The seat is also 20mm taller than the standard bike, and this taller sitting position gives the bike a more nimble feel.
No sporting version of any bike is complete without acres and acres of carbon fibre (CF), and the SP has exactly that - CF mudguard and even a timing belt cover.
Other than that and probably the naughtiest difference between both bikes is the inclusion of the Ducati Quick Shifter (DQS) EVO as standard (optional on the 950).
The DQS EVO works on both up and down shifts and gives the bike a naughtier character than the standard bike.
It is only when you’re really slowing down that you need to use the clutch, but otherwise, the system does it for you.

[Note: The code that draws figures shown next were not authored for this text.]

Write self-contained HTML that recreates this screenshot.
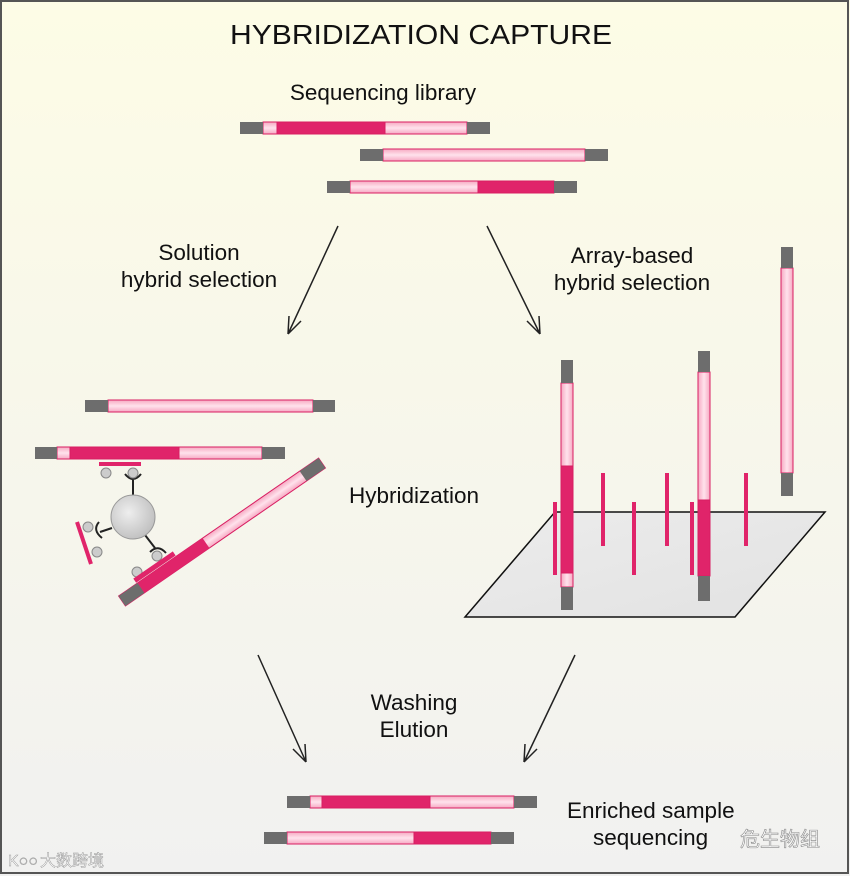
<!DOCTYPE html>
<html><head><meta charset="utf-8"><style>
html,body{margin:0;padding:0;width:850px;height:876px;overflow:hidden}
svg{display:block}
text{font-family:"Liberation Sans","Noto Sans CJK SC",sans-serif;fill:#111}
</style></head><body>
<svg width="850" height="876" viewBox="0 0 850 876" xmlns="http://www.w3.org/2000/svg">
<defs>
<linearGradient id="bg" x1="0" y1="0" x2="0" y2="1">
<stop offset="0" stop-color="#fdfce6"/><stop offset="1" stop-color="#f1f1f0"/></linearGradient>
<linearGradient id="lp" x1="0" y1="0" x2="0" y2="1">
<stop offset="0" stop-color="#f6a9c2"/><stop offset="0.5" stop-color="#ffe2ec"/><stop offset="1" stop-color="#f6a9c2"/></linearGradient>
<linearGradient id="lpv" x1="0" y1="0" x2="1" y2="0">
<stop offset="0" stop-color="#f6a9c2"/><stop offset="0.5" stop-color="#ffe2ec"/><stop offset="1" stop-color="#f6a9c2"/></linearGradient>
<radialGradient id="bead" cx="0.4" cy="0.4" r="0.7"><stop offset="0" stop-color="#eee"/><stop offset="1" stop-color="#bbb"/></radialGradient>
<linearGradient id="plane" x1="0" y1="0" x2="1" y2="1"><stop offset="0" stop-color="#ececec"/><stop offset="1" stop-color="#e2e2e2"/></linearGradient>
</defs>
<rect x="0" y="0" width="850" height="876" fill="url(#bg)"/>
<rect x="1" y="1" width="847" height="872" fill="none" stroke="#555" stroke-width="2"/>

<text x="421" y="44" font-size="28" text-anchor="middle" textLength="382" lengthAdjust="spacingAndGlyphs">HYBRIDIZATION CAPTURE</text>
<g font-size="22.5">
<text x="383" y="100" text-anchor="middle">Sequencing library</text>
<text x="199" y="260" text-anchor="middle">Solution</text>
<text x="199" y="287" text-anchor="middle">hybrid selection</text>
<text x="632" y="263" text-anchor="middle">Array-based</text>
<text x="632" y="290" text-anchor="middle">hybrid selection</text>
<text x="349" y="503">Hybridization</text>
<text x="414" y="710" text-anchor="middle">Washing</text>
<text x="414" y="737" text-anchor="middle">Elution</text>
<text x="567" y="818">Enriched sample</text>
<text x="593" y="845">sequencing</text>
</g>

<g stroke="#d81e62" stroke-width="1">
<rect x="263" y="122" width="204" height="12" fill="url(#lp)"/>
<rect x="277" y="122" width="108" height="12" fill="#e0246a"/>
<rect x="383" y="149" width="202" height="12" fill="url(#lp)"/>
<rect x="350" y="181" width="204" height="12" fill="url(#lp)"/>
<rect x="478" y="181" width="76" height="12" fill="#e0246a"/>
<rect x="108" y="400" width="205" height="12" fill="url(#lp)"/>
<rect x="57" y="447" width="205" height="12" fill="url(#lp)"/>
<rect x="70" y="447" width="109" height="12" fill="#e0246a"/>
<rect x="310" y="796" width="204" height="12" fill="url(#lp)"/>
<rect x="322" y="796" width="108" height="12" fill="#e0246a"/>
<rect x="287" y="832" width="204" height="12" fill="url(#lp)"/>
<rect x="414" y="832" width="77" height="12" fill="#e0246a"/>
</g>
<g fill="#6d6d6d">
<rect x="240" y="122" width="23" height="12"/><rect x="467" y="122" width="23" height="12"/>
<rect x="360" y="149" width="23" height="12"/><rect x="585" y="149" width="23" height="12"/>
<rect x="327" y="181" width="23" height="12"/><rect x="554" y="181" width="23" height="12"/>
<rect x="85" y="400" width="23" height="12"/><rect x="313" y="400" width="22" height="12"/>
<rect x="35" y="447" width="22" height="12"/><rect x="262" y="447" width="23" height="12"/>
<rect x="287" y="796" width="23" height="12"/><rect x="514" y="796" width="23" height="12"/>
<rect x="264" y="832" width="23" height="12"/><rect x="491" y="832" width="23" height="12"/>
</g>

<g stroke="#222" stroke-width="1.5" fill="none">
<path d="M338 226 L288 334 M288 334 L289 316 M288 334 L301 321"/>
<path d="M487 226 L540 334 M540 334 L527 321 M540 334 L539 316"/>
<path d="M258 655 L306 762 M306 762 L293 749 M306 762 L305 744"/>
<path d="M575 655 L524 762 M524 762 L525 744 M524 762 L537 749"/>
</g>

<text x="740" y="846" font-size="20" style="fill:#fff;stroke:#888;stroke-width:0.6">危生物组</text>
<text x="40" y="866" font-size="16" style="fill:#fff;stroke:#999;stroke-width:0.5">大数跨境</text>
<text x="8" y="866" font-size="16" style="fill:#fff;stroke:#999;stroke-width:0.5">K○○</text>

<rect x="99" y="462" width="42" height="4" fill="#e0246a"/>
<g stroke="#222" stroke-width="2" fill="none">
<line x1="133" y1="480" x2="133" y2="495"/>
<line x1="112" y1="528" x2="100" y2="532"/>
<line x1="145" y1="535" x2="155" y2="548"/>
<path d="M125 474 Q133 484 141 474"/>
<path d="M99 522 Q92 530 102 538"/>
<path d="M150 552 Q158 544 166 553"/>
</g>
<circle cx="133" cy="517" r="22" fill="url(#bead)" stroke="#999"/>
<g fill="#ccc" stroke="#888" stroke-width="1">
<circle cx="106" cy="473" r="5"/><circle cx="133" cy="473" r="5"/>
<circle cx="88" cy="527" r="5"/><circle cx="97" cy="552" r="5"/>
<circle cx="157" cy="556" r="5"/><circle cx="137" cy="572" r="5"/>
</g>
<line x1="77" y1="522" x2="91" y2="564" stroke="#e0246a" stroke-width="4"/>
<g transform="translate(122,601) rotate(-34.6)">
<rect x="0" y="-6" width="243" height="12" fill="url(#lp)" stroke="#d81e62"/>
<rect x="22" y="-6" width="80" height="12" fill="#e0246a"/>
<rect x="0" y="-6" width="23" height="12" fill="#6d6d6d"/>
<rect x="220" y="-6" width="23" height="12" fill="#6d6d6d"/>
<rect x="22" y="-12" width="48" height="5" fill="#e0246a"/>
</g>

<polygon points="465,617 555,512 825,512 735,617" fill="url(#plane)" stroke="#111" stroke-width="1.5"/>
<g fill="#e0246a">
<rect x="553" y="502" width="4" height="73"/>
<rect x="601" y="473" width="4" height="73"/>
<rect x="632" y="502" width="4" height="73"/>
<rect x="665" y="473" width="4" height="73"/>
<rect x="690" y="502" width="4" height="73"/>
<rect x="744" y="473" width="4" height="73"/>
</g>
<g stroke="#d81e62" stroke-width="1">
<rect x="561" y="383" width="12" height="204" fill="url(#lpv)"/>
<rect x="561" y="466" width="12" height="107" fill="#e0246a"/>
<rect x="698" y="372" width="12" height="204" fill="url(#lpv)"/>
<rect x="698" y="500" width="12" height="76" fill="#e0246a"/>
<rect x="781" y="268" width="12" height="205" fill="url(#lpv)"/>
</g>
<g fill="#6d6d6d">
<rect x="561" y="360" width="12" height="23"/><rect x="561" y="587" width="12" height="23"/>
<rect x="698" y="351" width="12" height="21"/><rect x="698" y="576" width="12" height="25"/>
<rect x="781" y="247" width="12" height="21"/><rect x="781" y="473" width="12" height="23"/>
</g>
</svg>
</body></html>
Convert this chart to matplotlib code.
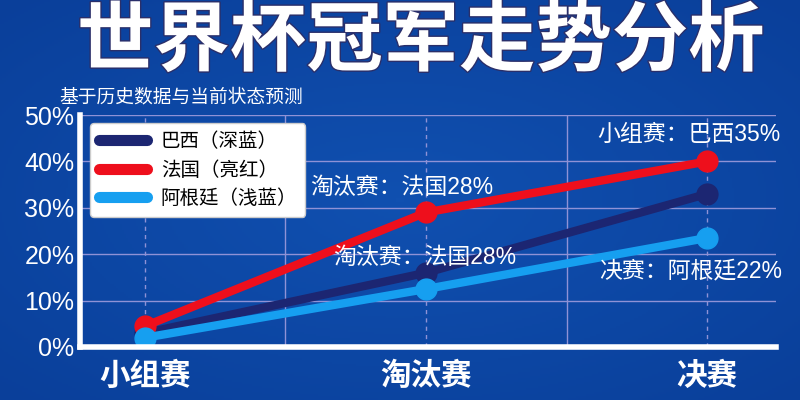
import matplotlib
matplotlib.use("Agg")
import matplotlib.pyplot as plt
import matplotlib.patheffects as pe
import numpy as np

plt.rcParams['font.family'] = ['Noto Sans CJK SC', 'DejaVu Sans']

# ---- data ----
stages = ["小组赛", "淘汰赛", "决赛"]
brazil = [3, 16, 33]
france = [4.5, 29, 40]
argentina = [2, 12.5, 23.5]
series_names = ["巴西（深蓝）", "法国（亮红）", "阿根廷（浅蓝）"]
yticks = [0, 10, 20, 30, 40, 50]
ytick_labels = ["0%", "10%", "20%", "30%", "40%", "50%"]
title = "世界杯冠军走势分析"
subtitle = "基于历史数据与当前状态预测"
notes = ["小组赛：巴西35%", "淘汰赛：法国28%", "淘汰赛：法国28%", "决赛：阿根廷22%"]

BG = "#0d47a5"
C_BR = "#1c2672"
C_FR = "#ee0f1c"
C_AR = "#169ff0"
GRID = "#8f92d6"

fig = plt.figure(figsize=(8, 4), dpi=100, facecolor=BG)

# background gradient
bg = fig.add_axes([0, 0, 1, 1], zorder=-10)
yy, xx = np.mgrid[0:1:200j, 0:1:400j]
r = np.sqrt((xx - 0.5) ** 2 + (yy - 0.5) ** 2)
bg.imshow(r, cmap=matplotlib.colors.LinearSegmentedColormap.from_list(
    "bgc", ["#1050b0", "#0a3f9a"]), aspect="auto", extent=[0, 1, 0, 1])
bg.axis("off")

ax = fig.add_axes([0.1, 0.1325, 0.87, 0.58])
ax.set_facecolor("none")
x = np.arange(len(stages))

lw = 6
ms = 15
ax.plot(x, brazil, color=C_BR, lw=lw, marker="o", ms=ms, solid_capstyle="round", zorder=3, label=series_names[0])
ax.plot(x, france, color=C_FR, lw=lw, marker="o", ms=ms, solid_capstyle="round", zorder=4, label=series_names[1])
ax.plot(x, argentina, color=C_AR, lw=lw, marker="o", ms=ms, solid_capstyle="round", zorder=5, label=series_names[2])

ax.set_xlim(-0.231, 2.245)
ax.set_ylim(0, 50)
ax.set_yticks(yticks)
ax.set_yticklabels(ytick_labels, fontsize=18, color="white", family=["Liberation Sans", "DejaVu Sans"])
ax.set_xticks(x)
ax.set_xticklabels(stages, fontsize=22, fontweight="bold", color="white")
ax.tick_params(length=0, pad=4)
ax.tick_params(axis="x", pad=9)

# grid
for yv in yticks[1:]:
    ax.axhline(yv, color=GRID, lw=1.0, zorder=1)
for xv in [0.5, 1.5]:
    ax.axvline(xv, color=GRID, lw=1.0, zorder=1)
for xv in x:
    ax.axvline(xv, color=GRID, lw=1.0, ls=(0, (3, 3)), zorder=1)

for s in ["top", "right"]:
    ax.spines[s].set_visible(False)
for s in ["left", "bottom"]:
    ax.spines[s].set_color("white")
    ax.spines[s].set_linewidth(4)
    ax.spines[s].set_zorder(6)

leg = ax.legend(loc="upper left", bbox_to_anchor=(0.015, 0.965), fontsize=14,
                frameon=True, fancybox=True, handlelength=2.5, borderpad=0.42,
                labelspacing=0.38, handletextpad=0.7, borderaxespad=0.0)
leg.get_frame().set_facecolor("white")
leg.get_frame().set_alpha(1)
leg.get_frame().set_edgecolor("#cccccc")
for h in leg.get_lines():
    h.set_linewidth(8)
    h.set_marker("")
for t in leg.get_texts():
    t.set_color("black")
    t.set_fontweight("medium")

note_kw = dict(fontsize=16.5, color="white", ha="center", va="center", zorder=7,
               family=["Liberation Sans", "Noto Sans CJK SC"])
ax.text(1.936, 45.9, notes[0], **note_kw)
ax.text(0.915, 34.4, notes[1], **note_kw)
ax.text(0.996, 19.2, notes[2], **note_kw)
ax.text(1.943, 16.5, notes[3], **note_kw)

fig.text(0.526, 0.838, title, fontsize=55, fontweight="black", color="white",
         ha="center", va="baseline",
         path_effects=[pe.withStroke(linewidth=2, foreground="#2a2f6a")])
fig.text(0.074, 0.758, subtitle, fontsize=13.5, color="white", ha="left", va="center",
         fontweight="medium")

fig.savefig("out.png", dpi=100, facecolor=fig.get_facecolor())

The new Hypermotard also offers a unique system that turns you into a riding superhero called Ducati Slide by Brake function.
The system first debuted in the Panigale V4S and has trickled its way down to the Hyper 950.
It works when the ABS is in level 1, and you need to invoke it by getting hard on the rear brake while turning the bike.
It is here that the bike will automatically slide the rear tyre out by 10 degrees and you control the slide using the rear brake.
Wheelies come naturally on this bike and the standard 950, and sometimes even unexpectedly.
But Ducati has thought of that too and has equipped the new Hyper with Ducati Wheelie Control Evo that manages unexpected wheelies, giving you maximum traction at all times.
You feel it as a sudden power cut, noticeable interference but it happens so quickly that it doesn’t affect performance.
So far I have no complaints about the bike, but just one.
Ducati says that the new seat is more comfortable than before, but I still think it isn’t that great especially out on the open road. Gave me a sore bum after about 100km.
If you’re into supermotards and want a bike that gets you places quickly, then the 950 is for you.
The SP would be my choice but it could be too hardcore for some. Don’t forget to opt for the quick-shifter and full Termignoni system.
It should be in Malaysia by the second or third quarter of the year.
We expect it to cost about RM3,000 - RM5,000 more than the previous model.